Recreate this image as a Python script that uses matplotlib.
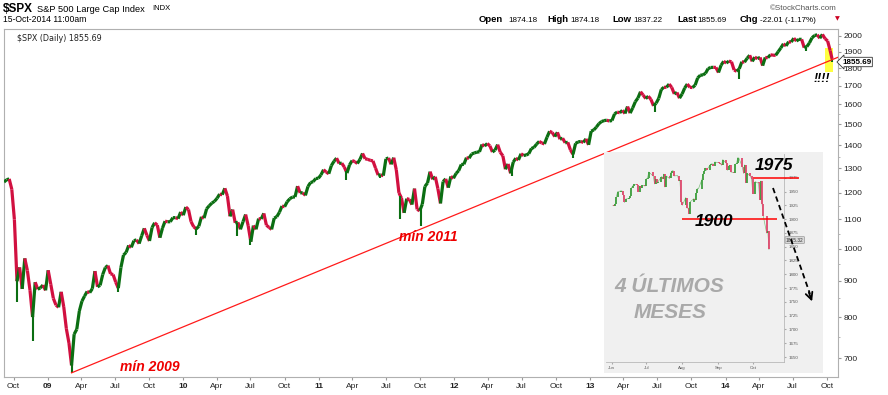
import numpy as np
import pandas as pd
import matplotlib
matplotlib.use("Agg")
from matplotlib import pyplot as plt
import matplotlib.dates as mdates
from matplotlib.collections import LineCollection
from matplotlib.patches import Rectangle, FancyArrowPatch
from matplotlib.lines import Line2D
from matplotlib.ticker import FixedLocator, NullFormatter

plt.rcParams["font.family"] = ["Liberation Sans", "DejaVu Sans"]

# weekly closes of $SPX (Friday)
closes_2008 = [1242.31, 1251.70, 1255.08, 1213.27, 1099.23, 899.22, 940.55, 876.77, 968.75,
               930.99, 873.29, 800.03, 896.24, 876.07, 879.73, 887.88, 872.80]
closes_2009 = [931.80, 890.35, 850.12, 831.95, 825.88, 868.60, 826.84, 770.05, 735.09,
               683.38, 756.55, 768.54, 815.94, 842.50, 856.56, 869.60, 866.23,
               877.52, 929.23, 882.88, 887.00, 919.14, 940.09, 946.21, 921.23, 918.90,
               896.42, 879.13, 940.38, 979.26, 987.48, 1010.48, 1004.09, 1026.13, 1028.93,
               1016.40, 1042.73, 1068.30, 1044.38, 1025.21, 1071.49, 1087.68, 1079.60, 1036.19,
               1069.30, 1093.48, 1091.38, 1091.49, 1105.98, 1106.41, 1102.47, 1126.48]
closes_2010 = [1115.10, 1144.98, 1136.03, 1091.76, 1073.87, 1066.19, 1075.51, 1109.17, 1104.49,
               1138.70, 1149.99, 1159.90, 1166.59, 1178.10, 1194.37, 1192.13, 1217.28, 1186.69,
               1110.88, 1135.68, 1087.69, 1089.41, 1064.88, 1091.60, 1117.51, 1076.76,
               1022.58, 1077.96, 1064.88, 1102.66, 1101.60, 1121.64, 1079.25, 1071.69, 1064.59,
               1104.51, 1109.55, 1125.59, 1148.67, 1146.24, 1165.15, 1176.19, 1183.08, 1183.26,
               1225.85, 1199.21, 1199.73, 1189.40, 1224.71, 1240.40, 1243.91, 1256.77, 1257.64]
closes_2011 = [1271.50, 1293.24, 1283.35, 1276.34, 1310.87, 1329.15, 1343.01, 1319.88,
               1321.15, 1304.28, 1279.20, 1313.80, 1332.41, 1328.17, 1319.68, 1337.38, 1363.61,
               1340.20, 1337.77, 1333.27, 1331.10, 1300.16, 1270.98, 1271.50, 1268.45,
               1339.67, 1343.80, 1316.14, 1345.02, 1292.28, 1199.38, 1178.81, 1123.53, 1176.80,
               1173.97, 1154.23, 1216.01, 1136.43, 1131.42, 1155.46, 1224.58, 1238.25, 1285.09,
               1253.23, 1263.85, 1215.65, 1158.67, 1244.28, 1255.19, 1219.66, 1265.33, 1257.60]
closes_2012 = [1277.81, 1289.09, 1315.38, 1316.33, 1344.90, 1342.64, 1361.23, 1365.74,
               1369.63, 1370.87, 1404.17, 1397.11, 1408.47, 1398.08, 1370.26, 1378.53, 1403.36,
               1369.10, 1353.39, 1295.22, 1317.82, 1278.04, 1325.66, 1342.84, 1335.02, 1362.16,
               1354.68, 1356.78, 1362.66, 1385.97, 1390.99, 1405.87, 1418.16, 1411.13, 1406.58,
               1437.92, 1465.77, 1460.15, 1440.67, 1460.93, 1428.59, 1433.19, 1411.94,
               1414.20, 1379.85, 1359.88, 1409.15, 1416.18, 1418.07, 1413.58, 1430.15, 1402.43]
closes_2013 = [1466.47, 1472.05, 1485.98, 1502.96, 1513.17, 1517.93, 1519.79, 1515.60,
               1518.20, 1551.18, 1560.70, 1556.89, 1569.19, 1553.28, 1588.85, 1555.25, 1582.24,
               1614.42, 1633.70, 1667.47, 1649.60, 1630.74, 1643.38, 1626.73, 1592.43, 1606.28,
               1631.89, 1680.19, 1692.09, 1691.65, 1709.67, 1691.42, 1655.83, 1663.50, 1632.97,
               1655.17, 1687.99, 1709.91, 1691.75, 1690.50, 1703.20, 1744.50, 1759.77,
               1761.64, 1770.61, 1798.18, 1804.76, 1805.81, 1805.09, 1775.32, 1818.32, 1841.40]
closes_2014 = [1831.37, 1842.37, 1838.70, 1790.29, 1782.59, 1797.02, 1838.63, 1836.25, 1859.45,
               1878.04, 1841.13, 1866.52, 1857.62, 1865.09, 1815.69, 1864.85, 1863.40,
               1881.14, 1878.48, 1877.86, 1900.53, 1923.57, 1949.44, 1936.16, 1962.87, 1960.96,
               1985.44, 1967.57, 1978.22, 1978.34, 1925.15, 1931.59, 1955.06, 1988.40, 2003.37,
               2007.71, 1985.54, 2010.40, 1982.85, 1967.90, 1906.13]
last_date = "2014-10-15"
last_price = 1855.69

# intraday swing lows
low_dates = ["2008-10-10", "2008-11-21", "2009-03-06", "2009-07-08", "2010-02-05", "2010-05-25",
             "2010-07-01", "2011-03-16", "2011-06-16", "2011-08-09", "2011-10-04", "2011-11-25",
             "2012-06-04", "2012-11-16", "2013-06-24", "2014-02-05", "2014-04-11", "2014-08-07",
             "2014-10-15"]
low_vals = [839.80, 741.02, 666.79, 869.32, 1044.50, 1040.78, 1010.91, 1249.05, 1258.07, 1101.54,
            1074.77, 1158.66, 1266.74, 1343.35, 1560.33, 1737.92, 1814.36, 1904.78, 1837.22]

# red trend line (min 2009 -> right edge)
trend_dates = ["2009-03-06", "2014-10-31"]
trend_vals = [667, 1866]

# inset: daily closes Jun - Oct 2014
inset_jun = [1924.97, 1924.24, 1927.88, 1940.46, 1949.44, 1951.27, 1950.79, 1943.89, 1930.11,
             1936.16, 1937.78, 1941.99, 1956.98, 1959.48, 1962.87, 1962.61, 1949.98, 1959.53,
             1957.22, 1960.96, 1960.23]
inset_jul = [1973.32, 1974.62, 1985.44, 1977.65, 1963.71, 1972.83, 1964.68, 1967.57, 1977.10,
             1973.28, 1981.57, 1958.12, 1978.22, 1973.63, 1983.53, 1987.01, 1987.98, 1978.34,
             1978.91, 1969.95, 1970.07, 1930.67]
inset_aug = [1925.15, 1938.99, 1920.21, 1920.24, 1909.57, 1931.59, 1936.92, 1933.75, 1946.72,
             1955.18, 1955.06, 1971.74, 1981.60, 1986.51, 1992.37, 1988.40, 1997.92, 2000.02,
             2000.12, 1996.74, 2003.37]
inset_sep = [2002.28, 2000.72, 1997.65, 2007.71, 2001.54, 1988.44, 1995.69, 1997.45, 1985.54,
             1984.13, 1998.98, 2001.57, 2011.36, 2010.40, 1994.29, 1982.77, 1998.30, 1965.99,
             1982.85, 1977.80, 1972.29]
inset_oct = [1946.16, 1946.17, 1967.90, 1964.82, 1935.10, 1968.89, 1928.21, 1906.13, 1874.74,
             1877.70, 1845.00]

y_ticks = [700, 800, 900, 1000, 1100, 1200, 1300, 1400, 1500, 1600, 1700, 1800, 1900, 2000]
inset_y_ticks = list(range(1650, 1976, 25))

UP = "#0b6e12"
DOWN = "#d11040"

W, H = 888, 395


def fx(px):
    return px / W


def fy(py):
    return 1 - py / H


fig = plt.figure(figsize=(W / 100, H / 100), dpi=100)

# ---------------- main chart ----------------
closes = (closes_2008 + closes_2009 + closes_2010 + closes_2011 + closes_2012
          + closes_2013 + closes_2014 + [last_price])
dates = list(pd.date_range("2008-09-05", "2014-10-10", freq="W-FRI")) + [pd.Timestamp(last_date)]
assert len(dates) == len(closes)
x = mdates.date2num(dates)
y = np.array(closes)

ax = fig.add_axes([fx(4), fy(377), fx(838) - fx(4), fy(29) - fy(377)])
ax.set_zorder(0)
ax.set_yscale("log")

segs = [[(x[i - 1], y[i - 1]), (x[i], y[i])] for i in range(1, len(x))]
cols = [UP if y[i] >= y[i - 1] else DOWN for i in range(1, len(x))]
ax.add_collection(LineCollection(segs, colors=cols, linewidths=2.3, zorder=3))

lx = mdates.date2num(pd.to_datetime(low_dates))
ly = np.interp(lx, x, y)
for a, lo, hi in zip(lx, low_vals, ly):
    ax.plot([a, a], [lo, hi], color=UP, lw=1.5, zorder=3, solid_capstyle="butt")

tx = mdates.date2num(pd.to_datetime(trend_dates))
ax.plot(tx, trend_vals, color="#ff1a1a", lw=0.9, zorder=4)

# yellow highlight on the last bars
hx0 = mdates.date2num(pd.Timestamp("2014-09-27"))
hx1 = mdates.date2num(pd.Timestamp("2014-10-18"))
ax.add_patch(Rectangle((hx0, 1777), hx1 - hx0, 1921 - 1777, facecolor="#ffff40",
                       edgecolor="none", zorder=2))

ax.set_xlim(mdates.date2num(pd.Timestamp("2008-09-05")), mdates.date2num(pd.Timestamp("2014-10-31")))
ax.set_ylim(658, 2046)

qs = pd.date_range("2008-10-01", "2014-10-01", freq="QS")
ax.set_xticks(mdates.date2num(qs))
ax.set_xticklabels(["%02d" % (d.year % 100) if d.month == 1 else d.strftime("%b") for d in qs])
for lab, d in zip(ax.get_xticklabels(), qs):
    if d.month == 1:
        lab.set_fontweight("bold")

ax.yaxis.tick_right()
ax.yaxis.set_major_locator(FixedLocator(y_ticks))
ax.set_yticklabels([str(t) for t in y_ticks])
ax.yaxis.set_minor_locator(FixedLocator([v + 50 for v in y_ticks[:-1]]))
ax.yaxis.set_minor_formatter(NullFormatter())
ax.tick_params(axis="both", which="major", labelsize=6, length=2, color="#999999",
               pad=2, labelcolor="#222222")
ax.tick_params(axis="y", which="minor", length=1.5, color="#aaaaaa")
for s in ax.spines.values():
    s.set_color("#b0b0b0")
    s.set_linewidth(0.8)

ax.text(0.016, 0.985, "$SPX (Daily) 1855.69", transform=ax.transAxes, fontsize=5.8,
        family="DejaVu Sans", va="top", ha="left", color="#222222")

# ---------------- inset ----------------
fig.patches.append(Rectangle((fx(604), fy(373)), fx(823) - fx(604), fy(152) - fy(373),
                             transform=fig.transFigure, facecolor="#f0f0f0",
                             edgecolor="none", zorder=1))
ax2 = fig.add_axes([fx(606), fy(362), fx(784) - fx(606), fy(154) - fy(362)])
ax2.set_zorder(2)
ax2.set_facecolor("#f0f0f0")

icl = np.array(inset_jun + inset_jul + inset_aug + inset_sep + inset_oct)
idates = pd.bdate_range("2014-06-02", "2014-10-15", freq="C",
                        holidays=["2014-07-04", "2014-09-01"])
assert len(idates) == len(icl)
ix = mdates.date2num(idates)
ax2.plot(ix, icl, color="#7fbf7f", lw=0.5, zorder=2)
for i in range(1, len(ix)):
    c = "#3f9f3f" if icl[i] >= icl[i - 1] else "#e0486e"
    ax2.plot([ix[i], ix[i]], [icl[i - 1], icl[i]], color=c, lw=1.3, zorder=3,
             solid_capstyle="butt")

ax2.set_xlim(mdates.date2num(pd.Timestamp("2014-05-27")), mdates.date2num(pd.Timestamp("2014-10-28")))
ax2.set_ylim(1641, 2018)
ax2.hlines(1900, mdates.date2num(pd.Timestamp("2014-08-01")),
           mdates.date2num(pd.Timestamp("2014-10-22")), color="#ff0000", lw=1.1, zorder=4)
ax2.hlines(1975, mdates.date2num(pd.Timestamp("2014-10-01")),
           mdates.date2num(pd.Timestamp("2014-11-10")), color="#ff0000", lw=1.1, zorder=4,
           clip_on=False)

ms = pd.date_range("2014-06-01", "2014-10-01", freq="MS")
ax2.set_xticks(mdates.date2num(ms))
ax2.set_xticklabels([d.strftime("%b") for d in ms])
ax2.yaxis.tick_right()
ax2.set_yticks(inset_y_ticks)
ax2.set_yticklabels([str(t) for t in inset_y_ticks])
ax2.tick_params(labelsize=3.2, length=1.5, pad=1.5, color="#aaaaaa", labelcolor="#555555")
for k in ["left", "top"]:
    ax2.spines[k].set_visible(False)
for k in ["right", "bottom"]:
    ax2.spines[k].set_color("#b8b8b8")
    ax2.spines[k].set_linewidth(0.6)

fig.text(fx(786), fy(240), "1855.32", fontsize=3.4, color="#333333", va="center", ha="left",
         bbox=dict(boxstyle="round,pad=0.2", facecolor="#d9d9d9", edgecolor="#888888", lw=0.4))

# dashed arrow
fig.add_artist(Line2D([fx(773), fx(810)], [fy(188), fy(294)], transform=fig.transFigure,
                      color="black", lw=1.3, ls=(0, (3, 2)), zorder=6))
fig.add_artist(FancyArrowPatch((fx(808), fy(290)), (fx(813), fy(304)),
                               transform=fig.transFigure,
                               arrowstyle="->,head_width=2.5,head_length=5",
                               color="black", lw=1.3, zorder=6))

# ---------------- annotations ----------------
fig.text(fx(774), fy(165), "1975", fontsize=12.5, weight="bold", style="italic",
         ha="center", va="center", color="black")
fig.text(fx(714), fy(222), "1900", fontsize=12.5, weight="bold", style="italic",
         ha="center", va="center", color="black")
fig.text(fx(669), fy(287), "4 ÚLTIMOS", fontsize=15, weight="bold", style="italic",
         ha="center", va="center", color="#a9a9a9")
fig.text(fx(670), fy(313), "MESES", fontsize=15, weight="bold", style="italic",
         ha="center", va="center", color="#a9a9a9")
fig.text(fx(428), fy(237), "mín 2011", fontsize=10, weight="bold", style="italic",
         ha="center", va="center", color="#ee0000")
fig.text(fx(150), fy(367), "mín 2009", fontsize=10, weight="bold", style="italic",
         ha="center", va="center", color="#ee0000")
fig.text(fx(822), fy(79), "!!!!", fontsize=9, weight="bold", style="italic",
         ha="center", va="center", color="black")
fig.text(fx(842), fy(62), "1855.69", fontsize=5.8, weight="bold", ha="left", va="center",
         color="black",
         bbox=dict(boxstyle="larrow,pad=0.15", facecolor="white", edgecolor="#333333", lw=0.6))

# ---------------- header ----------------
fig.text(fx(3), fy(9), "$SPX", fontsize=8.5, weight="bold", va="center", ha="left")
fig.text(fx(37), fy(9), "S&P 500 Large Cap Index", fontsize=6.7, va="center", ha="left")
fig.text(fx(152), fy(9), "INDX", fontsize=5.5, va="center", ha="left")
fig.text(fx(3), fy(20), "15-Oct-2014 11:00am", fontsize=6.2, va="center", ha="left")
fig.text(fx(837), fy(9), "©StockCharts.com", fontsize=5.8, va="center", ha="right",
         color="#555555")
header = [(479, "Open", True), (508, "1874.18", False), (547, "High", True),
          (570, "1874.18", False), (612, "Low", True), (633, "1837.22", False),
          (677, "Last", True), (697, "1855.69", False), (740, "Chg", True),
          (760, "-22.01 (-1.17%)", False)]
for px, s, b in header:
    fig.text(fx(px), fy(20), s, fontsize=6.8 if b else 5.8, weight="bold" if b else "normal",
             va="center", ha="left")
fig.text(fx(837), fy(19), "▼", fontsize=4.5, color="#cc0022", va="center", ha="center",
         family="DejaVu Sans")

fig.savefig("out.png", dpi=100)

#### [Task directions]
Your answer should be only the number of lines that hold the word "matplotlib".

#### [Result for this exercise]
9